While catching up on my reading, I noticed Howard Halle's complete evisceration of both big contemporary shows in town--Cattelan at the Guggenheim and Holler at the New Museum in the November 30 issue of TIMEOUT NY.  I bashed the Holler show weeks ago,  but Halle (one of NY's most sober and respected critics) went even further.  The money quote is very clear:  "Why would any self-respecting institution mount either of these shows?"  writes Halle.  

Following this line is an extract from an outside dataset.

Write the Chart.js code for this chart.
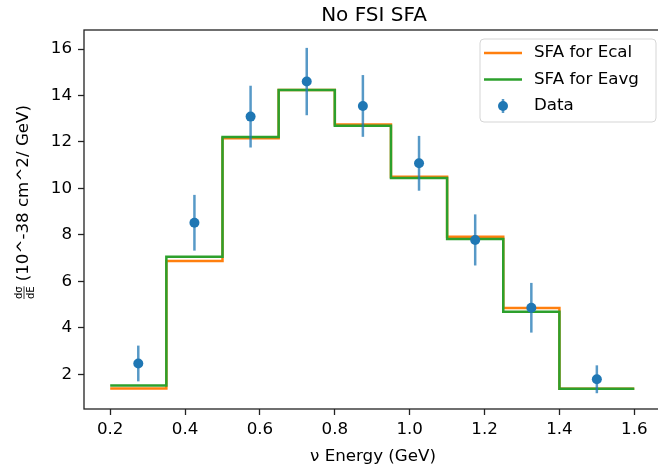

Then he goes for the kill.  And it's an indictment of the entire art world especially the Anglo-American one based in New York City and London: 

However you want to frame it--the bridging of high-cultural and low, the mining of the gap between art and life—the ostensibly democratic conceit underlying much of  the big-name art being produced today has been co-opted by the powerful and ossified through incessant repetition, it's become meaningless.   Little more than  populism for  plutocrats, the notion is treated by the art world as an article of faith to be tithed with bids at the auction  house and admissions at the museum door.  But that is all the idea really is now: a belief.  Aping it doesn't  make an artist interesting or important any more than jumping out of a window makes you able to fly.

Unfortunately, Lisa Phillips has spent the better part of two decades implementing that very program--first at the Whitney and now at the New Museum.